> **What you need to do**:
Retype word for word the first line of the listing and each line after it up to the line with "const TEXT = '#231f20';", with the pictures taken out.

> **Source code of charts**:

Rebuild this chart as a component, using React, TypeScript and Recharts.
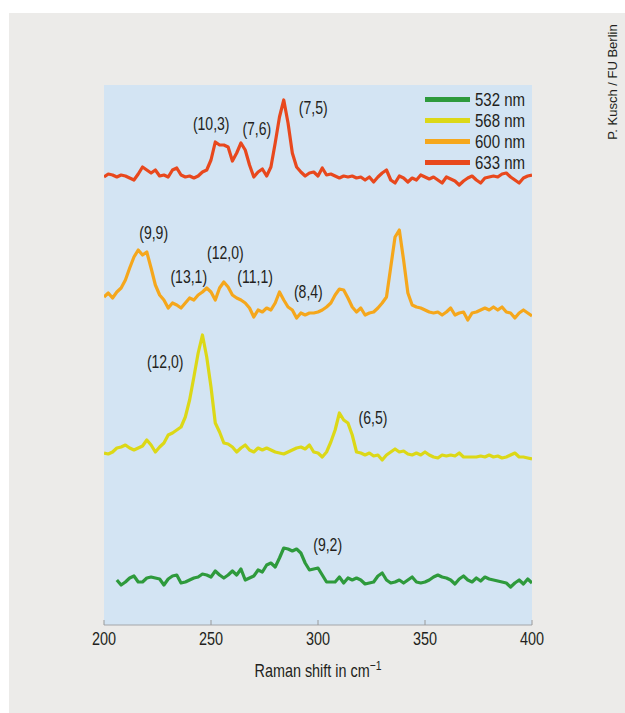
import React from 'react';
import {
  ComposedChart,
  Line,
  XAxis,
  YAxis,
  CartesianGrid,
  ReferenceDot,
  Legend,
  Label,
} from 'recharts';

const FONT = '"Liberation Sans", Arial, sans-serif';
const TEXT = '#231f20';

// Raman shift (cm^-1)
const ramanShift = [
  200, 202, 204, 206, 208, 210, 212, 214, 216, 218,
  220, 222, 224, 226, 228, 230, 232, 234, 236, 238,
  240, 242, 244, 246, 248, 250, 252, 254, 256, 258,
  260, 262, 264, 266, 268, 270, 272, 274, 276, 278,
  280, 282, 284, 286, 288, 290, 292, 294, 296, 298,
  300, 302, 304, 306, 308, 310, 312, 314, 316, 318,
  320, 322, 324, 326, 328, 330, 332, 334, 336, 338,
  340, 342, 344, 346, 348, 350, 352, 354, 356, 358,
  360, 362, 364, 366, 368, 370, 372, 374, 376, 378,
  380, 382, 384, 386, 388, 390, 392, 394, 396, 398,
  400,
];

// Intensities (a.u., spectra offset vertically)
const green532 = [
  null, null, null, 45, 40, 43, 47, 49, 43, 43,
  47, 48, 47, 46, 40, 46, 49, 50, 42, 43,
  45, 47, 48, 51, 50, 48, 54, 50, 47, 50,
  54, 50, 56, 45, 47, 49, 55, 53, 60, 62,
  58, 67, 77, 76, 74, 76, 72, 62, 55, 56,
  57, 50, 43, 43, 43, 48, 42, 47, 45, 47,
  45, 41, 42, 43, 49, 52, 45, 42, 43, 45,
  42, 45, 48, 43, 42, 43, 45, 48, 50, 48,
  47, 45, 41, 46, 49, 45, 43, 47, 44, 48,
  46, 45, 44, 43, 42, 38, 42, 45, 41, 46,
  42,
];

const yellow568 = [
  172, 171, 173, 177, 178, 180, 177, 175, 177, 179,
  185, 180, 173, 178, 182, 190, 192, 195, 198, 208,
  225, 248, 272, 290, 268, 238, 202, 193, 182, 181,
  178, 173, 177, 180, 175, 173, 177, 175, 177, 175,
  173, 172, 171, 173, 175, 177, 178, 176, 180, 173,
  172, 168, 173, 183, 195, 212, 205, 202, 190, 173,
  172, 170, 172, 169, 170, 165, 170, 173, 176, 173,
  174, 171, 170, 172, 170, 173, 170, 168, 167, 170,
  169, 170, 169, 172, 168, 168, 168, 168, 169, 168,
  170, 168, 169, 167, 168, 170, 172, 168, 168, 167,
  166,
];

const orange600 = [
  328, 332, 327, 333, 337, 345, 357, 368, 375, 370,
  373, 357, 340, 330, 325, 317, 322, 320, 317, 322,
  327, 325, 330, 333, 337, 333, 325, 337, 343, 338,
  330, 327, 325, 322, 317, 308, 315, 313, 317, 315,
  322, 333, 325, 318, 315, 307, 312, 310, 312, 312,
  313, 315, 318, 322, 330, 336, 335, 327, 318, 313,
  317, 310, 312, 313, 317, 322, 328, 358, 388, 395,
  365, 332, 320, 318, 317, 315, 313, 312, 313, 310,
  313, 317, 310, 312, 313, 305, 312, 313, 315, 317,
  315, 318, 315, 318, 313, 312, 307, 312, 315, 312,
  309,
];

const red633 = [
  448, 451, 450, 448, 450, 449, 447, 445, 451, 458,
  455, 452, 455, 449, 450, 448, 455, 457, 450, 448,
  449, 447, 449, 453, 455, 465, 483, 480, 480, 478,
  464, 472, 482, 475, 460, 448, 453, 456, 449, 458,
  482, 508, 525, 502, 472, 458, 453, 449, 452, 453,
  449, 457, 450, 451, 449, 447, 449, 448, 449, 447,
  448, 445, 448, 443, 448, 452, 455, 445, 442, 449,
  447, 443, 447, 445, 450, 448, 446, 448, 445, 442,
  448, 446, 444, 440, 444, 447, 449, 445, 442, 447,
  448, 449, 448, 451, 452, 448, 445, 442, 447, 449,
  450,
];

const xTicks = [200, 250, 300, 350, 400];
const yTicks = [108, 216, 324, 432];

// Peak assignments (chirality indices)
const peakText = ['(10,3)', '(7,6)', '(7,5)', '(9,9)', '(12,0)', '(13,1)', '(11,1)', '(8,4)', '(12,0)', '(6,5)', '(9,2)'];
const peakX = [250.1, 271.4, 297.8, 223.2, 256.7, 239.6, 270.6, 295.5, 228.6, 325.7, 304.5];
const peakY = [502, 497, 518, 393, 373, 349, 349, 334, 264, 208, 81];

const data = ramanShift.map((x, i) => ({
  x,
  g: green532[i],
  yl: yellow568[i],
  o: orange600[i],
  r: red633[i],
}));

const XTick = (props: any) => {
  const { x, y, payload } = props;
  return (
    <g transform={`translate(${x},${y - 0.5}) scale(0.76,1)`}>
      <text x={0} y={0} dy="0.71em" textAnchor="middle" fill={TEXT} fontFamily={FONT} fontSize={19}>
        {payload.value}
      </text>
    </g>
  );
};

const PeakLabel = (props: any) => {
  const vb = props.viewBox || { x: 0, y: 0, width: 0, height: 0 };
  const cx = vb.x + (vb.width || 0) / 2;
  const cy = vb.y + (vb.height || 0) / 2;
  return (
    <g transform={`translate(${cx},${cy}) scale(0.78,1)`}>
      <text x={0} y={0} textAnchor="middle" dominantBaseline="central" fill={TEXT} fontFamily={FONT} fontSize={18}>
        {props.text}
      </text>
    </g>
  );
};

const LegendBox = (props: any) => (
  <div style={{ fontFamily: FONT, fontSize: 19, color: TEXT }}>
    {(props.payload || []).map((p: any) => (
      <div key={p.value} style={{ display: 'flex', alignItems: 'center', height: 21 }}>
        <span
          style={{
            display: 'inline-block',
            width: 45,
            height: 5,
            background: p.color,
            marginRight: 5,
          }}
        />
        <span
          style={{
            display: 'inline-block',
            whiteSpace: 'nowrap',
            transform: 'scaleX(0.79)',
            transformOrigin: 'left center',
          }}
        >
          {p.value}
        </span>
      </div>
    ))}
  </div>
);

const XTitle = (props: any) => {
  const vb = props.viewBox || { x: 0, y: 0, width: 0, height: 0 };
  const cx = vb.x + vb.width / 2;
  const cy = vb.y + 52;
  return (
    <g transform={`translate(${cx},${cy}) scale(0.8,1)`}>
      <text x={0} y={0} textAnchor="middle" fill={TEXT} fontFamily={FONT} fontSize={18}>
        Raman shift in cm
        <tspan dy={-7} fontSize={13}>−1</tspan>
      </text>
    </g>
  );
};

const YTitle = (props: any) => {
  const vb = props.viewBox || { x: 0, y: 0, width: 0, height: 0 };
  const cx = vb.x - 29;
  const cy = vb.y + vb.height / 2;
  return (
    <g transform={`translate(${cx},${cy}) rotate(-90) scale(0.82,1)`}>
      <text x={0} y={0} textAnchor="middle" dominantBaseline="central" fill={TEXT} fontFamily={FONT} fontSize={18}>
        Intensity in a. u.
      </text>
    </g>
  );
};

export default function App() {
  return (
    <>
      <style>{`html,body{margin:0;padding:0;overflow:hidden;background:#fff;}`}</style>
      <div
        style={{
          position: 'relative',
          marginLeft: 9,
          marginTop: 13,
          width: 616,
          height: 700,
          background: '#ecebe9',
        }}
      >
        <ComposedChart
          width={616}
          height={700}
          data={data}
          margin={{ top: 72, right: 93, bottom: 58, left: 95 }}
        >
          <CartesianGrid fill="#d3e4f3" stroke="none" horizontal={false} vertical={false} />
          <XAxis
            dataKey="x"
            type="number"
            domain={[200, 400]}
            ticks={xTicks}
            allowDataOverflow
            height={30}
            tickSize={-5}
            tickMargin={12}
            axisLine={{ stroke: '#a3a6a9' }}
            tickLine={{ stroke: '#9a9a9a' }}
            tick={<XTick />}
          >
            <Label content={<XTitle />} />
          </XAxis>
          <XAxis
            xAxisId="top"
            orientation="top"
            type="number"
            domain={[200, 400]}
            ticks={xTicks}
            height={0}
            tickSize={-5}
            tick={false}
            axisLine={{ stroke: '#c5ccd2' }}
            tickLine={{ stroke: '#9a9a9a' }}
          />
          <YAxis
            type="number"
            domain={[0, 540]}
            ticks={yTicks}
            width={0}
            tickSize={-5}
            tick={false}
            axisLine={{ stroke: '#b3b6b9' }}
            tickLine={{ stroke: '#9a9a9a' }}
          >
            <Label content={<YTitle />} />
          </YAxis>
          <YAxis
            yAxisId="right"
            orientation="right"
            type="number"
            domain={[0, 540]}
            ticks={yTicks}
            width={0}
            tickSize={-5}
            tick={false}
            axisLine={{ stroke: '#b3b6b9' }}
            tickLine={{ stroke: '#9a9a9a' }}
          />
          <Legend
            layout="vertical"
            align="center"
            verticalAlign="middle"
            content={<LegendBox />}
            wrapperStyle={{ left: 416, top: 76, width: 120, height: 90 }}
          />
          <Line
            name="532 nm"
            dataKey="g"
            stroke="#2e9a3c"
            strokeWidth={3.2}
            dot={false}
            activeDot={false}
            isAnimationActive={false}
            strokeLinejoin="round"
          />
          <Line
            name="568 nm"
            dataKey="yl"
            stroke="#dcd817"
            strokeWidth={3.2}
            dot={false}
            activeDot={false}
            isAnimationActive={false}
            strokeLinejoin="round"
          />
          <Line
            name="600 nm"
            dataKey="o"
            stroke="#f5a71c"
            strokeWidth={3.2}
            dot={false}
            activeDot={false}
            isAnimationActive={false}
            strokeLinejoin="round"
          />
          <Line
            name="633 nm"
            dataKey="r"
            stroke="#e8481d"
            strokeWidth={3.2}
            dot={false}
            activeDot={false}
            isAnimationActive={false}
            strokeLinejoin="round"
          />
          {peakText.map((t, i) => (
            <ReferenceDot
              key={i}
              x={peakX[i]}
              y={peakY[i]}
              r={0}
              fill="none"
              stroke="none"
              label={<PeakLabel text={t} />}
            />
          ))}
        </ComposedChart>
        <div
          style={{
            position: 'absolute',
            left: 603,
            top: 69,
            transform: 'translate(-50%, -50%) rotate(-90deg)',
            whiteSpace: 'nowrap',
            fontFamily: FONT,
            fontSize: 13,
            color: TEXT,
          }}
        >
          P. Kusch / FU Berlin
        </div>
      </div>
    </>
  );
}
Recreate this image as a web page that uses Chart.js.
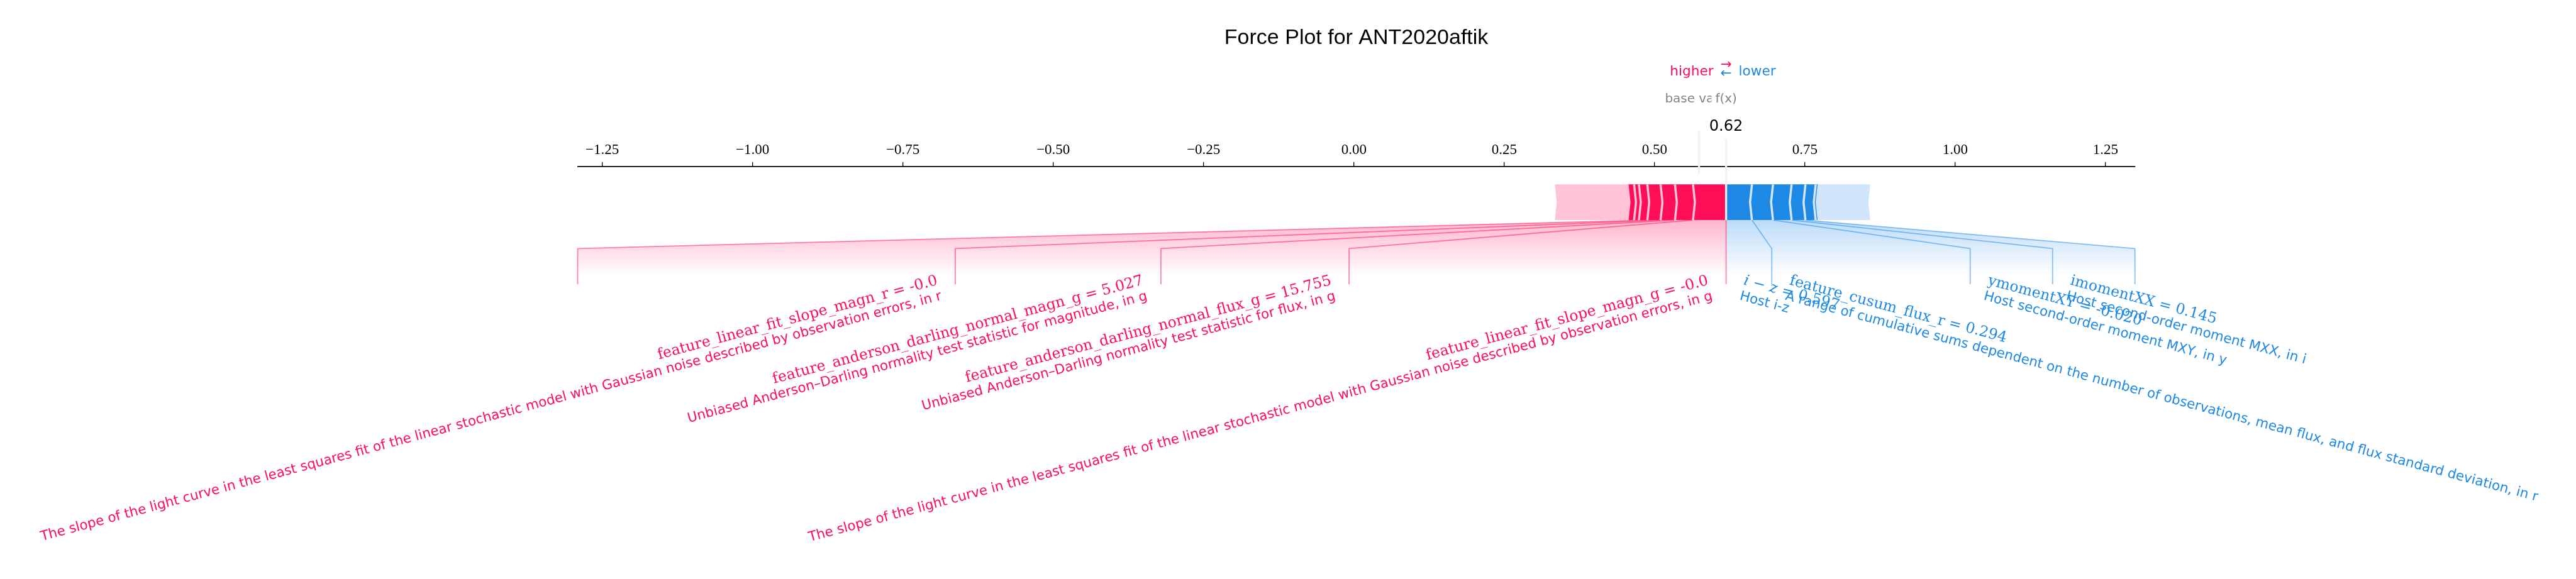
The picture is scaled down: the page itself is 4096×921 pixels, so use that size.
<!DOCTYPE html>
<html>
<head>
<meta charset="utf-8">
<title>Force Plot for ANT2020aftik</title>
<script src="https://cdn.jsdelivr.net/npm/chart.js@4.4.1/dist/chart.umd.min.js"></script>
<style>
  html, body { margin: 0; padding: 0; background: #fff; }
  #wrap { width: 4096px; height: 921px; }
</style>
</head>
<body>
<div id="wrap"><canvas id="force" width="4096" height="921"></canvas></div>
<script>
// values
const plotTitle = 'Force Plot for ANT2020aftik';
const outName = 'f(x)';
const baseValue = 0.574;

// features pushing the prediction higher (red), largest first from f(x)
const posNames = ['feature_linear_fit_slope_magn_g', 'feature_anderson_darling_normal_flux_g',
                  'feature_anderson_darling_normal_magn_g', 'feature_linear_fit_slope_magn_r'];
const posFeatureValues = ['-0.0', '15.755', '5.027', '-0.0'];
const posDescs = [
  'The slope of the light curve in the least squares fit of the linear stochastic model with Gaussian noise described by observation errors, in g',
  'Unbiased Anderson\u2013Darling normality test statistic for flux, in g',
  'Unbiased Anderson\u2013Darling normality test statistic for magnitude, in g',
  'The slope of the light curve in the least squares fit of the linear stochastic model with Gaussian noise described by observation errors, in r'
];
const posEffects = [0.055, 0.030, 0.024, 0.022, 0.014, 0.008, 0.011];
const posOther = 0.119;
const posLabelEnds = [-0.008, -0.321, -0.663, -1.291];

// features pushing the prediction lower (blue)
const negNames = ['i \u2212 z', 'feature_cusum_flux_r', 'ymomentXY', 'imomentXX'];
const negFeatureValues = ['0.597', '0.294', '-0.020', '0.145'];
const negDescs = [
  'Host i-z',
  'A range of cumulative sums dependent on the number of observations, mean flux, and flux standard deviation, in r',
  'Host second-order moment MXY, in y',
  'Host second-order moment MXX, in i'
];
const negEffects = [0.043, 0.035, 0.031, 0.023, 0.017, 0.005];
const negOther = 0.084;
const negLabelEnds = [0.695, 1.025, 1.162, 1.299];
const mathNames = ['i \u2212 z'];

const tickValues = [-1.25, -1.0, -0.75, -0.5, -0.25, 0, 0.25, 0.5, 0.75, 1.0, 1.25];

// ---- styling ----
const RED = '#FF0D57', RED_LIGHT = '#FFC3D5';
const BLUE = '#1E88E5', BLUE_LIGHT = '#D1E6FA';
const PT = 150 / 72 * 0.798;   // points -> window pixels
const BAR_H = 0.1;
const NAME_FONT = 23.5, DESC_FONT = 21.4, LINE_GAP = 25;
const SERIF = "'DejaVu Serif', serif";
const SANS = "'DejaVu Sans', sans-serif";

const sum = a => a.reduce((s, v) => s + v, 0);
const totalPos = sum(posEffects) + posOther;
const totalNeg = sum(negEffects) + negOther;
const outValue = baseValue + totalPos - totalNeg;
const offsetText = (totalPos + totalNeg) * 0.04;

// separator indent, as shap does it from the un-extended axis limits
const padX = 0.2 * Math.max(totalPos, totalNeg);
const minX0 = Math.min(outValue - totalPos, baseValue) - padX;
const maxX0 = Math.max(outValue + totalNeg, baseValue) + padX;
const indent = (maxX0 - minX0) / 200;

function poly(ctx, xs, ys, pts) {
  ctx.beginPath();
  pts.forEach((p, i) => {
    const px = xs.getPixelForValue(p[0]), py = ys.getPixelForValue(p[1]);
    if (i === 0) ctx.moveTo(px, py); else ctx.lineTo(px, py);
  });
}

function drawBars(ctx, xs, ys, isPos) {
  const effects = isPos ? posEffects : negEffects;
  const all = effects.concat([isPos ? posOther : negOther]);
  const dark = isPos ? RED : BLUE, light = isPos ? RED_LIGHT : BLUE_LIGHT;
  const w = BAR_H;
  let pre = outValue;
  const seps = [];
  all.forEach((eff, i) => {
    let left, right, ind, sepPos;
    if (isPos) { left = pre - eff; right = pre; pre = left; ind = indent; sepPos = left; }
    else { left = pre; right = pre + eff; pre = right; ind = -indent; sepPos = right; }
    let pts;
    if (i === 0) {
      pts = isPos ? [[left, 0], [right, 0], [right, w], [left, w], [left + ind, w / 2]]
                  : [[right, 0], [left, 0], [left, w], [right, w], [right + ind, w / 2]];
    } else {
      pts = [[left, 0], [right, 0], [right + ind * 0.9, w / 2], [right, w], [left, w], [left + ind * 0.9, w / 2]];
    }
    poly(ctx, xs, ys, pts);
    ctx.closePath();
    ctx.fillStyle = i < effects.length ? dark : light;
    ctx.fill();
    seps.push([sepPos, ind]);
  });
  ctx.strokeStyle = light;
  ctx.lineWidth = 3.5;
  ctx.lineJoin = 'miter';
  seps.forEach(([p, ind]) => {
    poly(ctx, xs, ys, [[p, 0], [p + ind, w / 2], [p, w]]);
    ctx.stroke();
  });
}

function nameRuns(name, value) {
  const runs = [];
  if (mathNames.includes(name)) {
    name.split(/([A-Za-z]+)/).filter(t => t).forEach(t => runs.push({ t, it: /[A-Za-z]/.test(t) }));
  } else {
    runs.push({ t: name, it: false });
  }
  runs.push({ t: ' = ' + value, it: false });
  return runs;
}

function drawRotatedLabel(ctx, ax, ay, runs, desc, color, isPos) {
  const th = 15 * Math.PI / 180, c = Math.cos(th), s = Math.sin(th);
  let w1 = 0;
  runs.forEach(r => {
    ctx.font = (r.it ? 'italic ' : '') + NAME_FONT + 'px ' + SERIF;
    r.w = ctx.measureText(r.t).width;
    w1 += r.w;
  });
  ctx.font = DESC_FONT + 'px ' + SANS;
  const w2 = ctx.measureText(desc).width;
  const W = Math.max(w1, w2);
  const H = LINE_GAP + DESC_FONT * 0.95;
  let ox, oy;
  if (isPos) { ox = ax - (W * c + H * s); oy = ay + W * s; }
  else { ox = ax + H * s; oy = ay; }
  ctx.save();
  ctx.translate(ox, oy);
  ctx.rotate(isPos ? -th : th);
  ctx.fillStyle = color;
  ctx.textAlign = 'left';
  ctx.textBaseline = 'alphabetic';
  const b1 = NAME_FONT * 0.76;
  let u = isPos ? W - w1 : 0;
  runs.forEach(r => {
    ctx.font = (r.it ? 'italic ' : '') + NAME_FONT + 'px ' + SERIF;
    ctx.fillText(r.t, u, b1);
    u += r.w;
  });
  ctx.font = DESC_FONT + 'px ' + SANS;
  ctx.fillText(desc, isPos ? W - w2 : 0, b1 + LINE_GAP);
  ctx.restore();
}

function drawLabels(ctx, xs, ys, isPos) {
  const effects = isPos ? posEffects : negEffects;
  const names = isPos ? posNames : negNames;
  const vals = isPos ? posFeatureValues : negFeatureValues;
  const descs = isPos ? posDescs : negDescs;
  const ends = isPos ? posLabelEnds : negLabelEnds;
  const sign = isPos ? 1 : -1;
  const rgb = isPos ? '255,13,87' : '30,136,229';
  const color = isPos ? RED : BLUE;

  // feature bounds where each labelled feature starts
  const bounds = [];
  let acc = outValue;
  names.forEach((n, i) => { acc -= sign * effects[i]; bounds.push(acc); });
  const preLast = bounds[bounds.length - 1], endLast = ends[ends.length - 1];

  // shading below the bar
  ctx.save();
  poly(ctx, xs, ys, [[outValue, 0], [preLast, 0], [endLast, -0.08], [endLast, -0.2], [outValue, -0.2]]);
  ctx.closePath();
  const y0 = ys.getPixelForValue(0), y1 = ys.getPixelForValue(-0.155);
  const g = ctx.createLinearGradient(0, y0, 0, y1);
  g.addColorStop(0, 'rgba(' + rgb + ',0.3)');
  g.addColorStop(1, 'rgba(' + rgb + ',0)');
  ctx.fillStyle = g;
  ctx.fill();
  ctx.restore();

  // leader lines
  ctx.strokeStyle = 'rgba(' + rgb + ',0.5)';
  ctx.lineWidth = 1.8;
  ctx.lineJoin = 'round';
  if (isPos) {
    poly(ctx, xs, ys, [[outValue, 0], [outValue, -0.18]]);
    ctx.stroke();
  }
  names.forEach((n, i) => {
    poly(ctx, xs, ys, [[bounds[i], 0], [ends[i], -0.08], [ends[i], -0.18]]);
    ctx.stroke();
  });

  // texts
  names.forEach((n, i) => {
    const start = i === 0 ? outValue : ends[i - 1];
    const ax = xs.getPixelForValue(start - sign * offsetText);
    const ay = ys.getPixelForValue(-0.15);
    drawRotatedLabel(ctx, ax, ay, nameRuns(n, vals[i]), descs[i], color, isPos);
  });
}

function boxedText(ctx, text, x, y, font, color, align) {
  ctx.font = font;
  const m = ctx.measureText(text);
  const size = parseFloat(font.match(/([\d.]+)px/)[1]);
  const pad = 0.3 * size;
  const left = align === 'center' ? x - m.width / 2 : x;
  ctx.fillStyle = '#fff';
  ctx.fillRect(left - pad, y - size * 0.8 - pad, m.width + 2 * pad, size * 1.04 + 2 * pad);
  ctx.fillStyle = color;
  ctx.textAlign = align;
  ctx.textBaseline = 'alphabetic';
  ctx.fillText(text, x, y);
}

const forcePlugin = {
  id: 'forcePlot',
  afterDraw(chart) {
    const ctx = chart.ctx;
    const xs = chart.scales.x, ys = chart.scales.y;
    const X = v => xs.getPixelForValue(v), Y = v => ys.getPixelForValue(v);
    ctx.save();

    drawLabels(ctx, xs, ys, false);
    drawLabels(ctx, xs, ys, true);
    drawBars(ctx, xs, ys, false);
    drawBars(ctx, xs, ys, true);

    // higher / lower legend
    const legendFont = (13 * PT) + 'px ' + SANS;
    ctx.font = legendFont;
    ctx.textBaseline = 'alphabetic';
    ctx.fillStyle = RED; ctx.textAlign = 'right';
    ctx.fillText('higher', X(outValue - offsetText), Y(0.405));
    ctx.fillStyle = BLUE; ctx.textAlign = 'left';
    ctx.fillText('lower', X(outValue + offsetText), Y(0.405));
    ctx.textAlign = 'center';
    ctx.fillStyle = BLUE;
    ctx.fillText('\u2190', X(outValue), Y(0.4));
    ctx.fillStyle = RED;
    ctx.fillText('\u2192', X(outValue), Y(0.425));

    // base value
    ctx.strokeStyle = '#F2F2F2';
    ctx.lineWidth = 2 * PT;
    poly(ctx, xs, ys, [[baseValue, 0.13], [baseValue, 0.25]]);
    ctx.stroke();
    boxedText(ctx, 'base value', X(baseValue), Y(0.33), (12 * PT) + 'px ' + SANS, 'rgba(0,0,0,0.5)', 'center');

    // output value
    poly(ctx, xs, ys, [[outValue, 0], [outValue, 0.24]]);
    ctx.strokeStyle = '#F2F2F2';
    ctx.stroke();
    boxedText(ctx, outValue.toFixed(2), X(outValue), Y(0.25), (14.5 * PT) + 'px ' + SANS, '#000', 'center');
    boxedText(ctx, outName, X(outValue), Y(0.33), (12 * PT) + 'px ' + SANS, 'rgba(0,0,0,0.5)', 'center');

    ctx.restore();
  }
};

new Chart(document.getElementById('force'), {
  type: 'scatter',
  data: { datasets: [] },
  options: {
    responsive: false,
    devicePixelRatio: 1,
    animation: false,
    layout: { padding: { left: 918.5, right: 701.3, top: 20, bottom: 287.4 } },
    plugins: {
      legend: { display: false },
      tooltip: { enabled: false },
      title: {
        display: true,
        text: plotTitle,
        color: '#000',
        font: { family: "'Liberation Sans', sans-serif", size: 34, weight: 'normal' },
        padding: { top: 20, bottom: 124.2 }
      }
    },
    scales: {
      x: {
        type: 'linear',
        position: 'top',
        min: Math.min(...posLabelEnds),
        max: Math.max(...negLabelEnds),
        afterBuildTicks: scale => { scale.ticks = tickValues.map(v => ({ value: v })); },
        afterFit: scale => { scale.height = 60; },
        grid: { display: true, drawOnChartArea: false, drawTicks: true, tickLength: 7.2, color: '#000', lineWidth: 1.3 },
        border: { display: true, color: '#000', width: 1.7 },
        ticks: {
          autoSkip: false,
          maxRotation: 0,
          padding: 4.6,
          color: '#000',
          font: { family: "'Liberation Serif', serif", size: 23 },
          callback: v => v.toFixed(2).replace('-', '\u2212')
        }
      },
      y: { display: false, min: -0.5, max: 0.15 }
    }
  },
  plugins: [forcePlugin]
});
</script>
</body>
</html>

> **Solution**:
Rebuild this chart as a component, using React, TypeScript and Recharts.
import React from 'react';
import {
  ComposedChart,
  Line,
  XAxis,
  YAxis,
  CartesianGrid,
  ReferenceDot,
  Legend,
  Label,
} from 'recharts';

const FONT = '"Liberation Sans", Arial, sans-serif';
const TEXT = '#231f20';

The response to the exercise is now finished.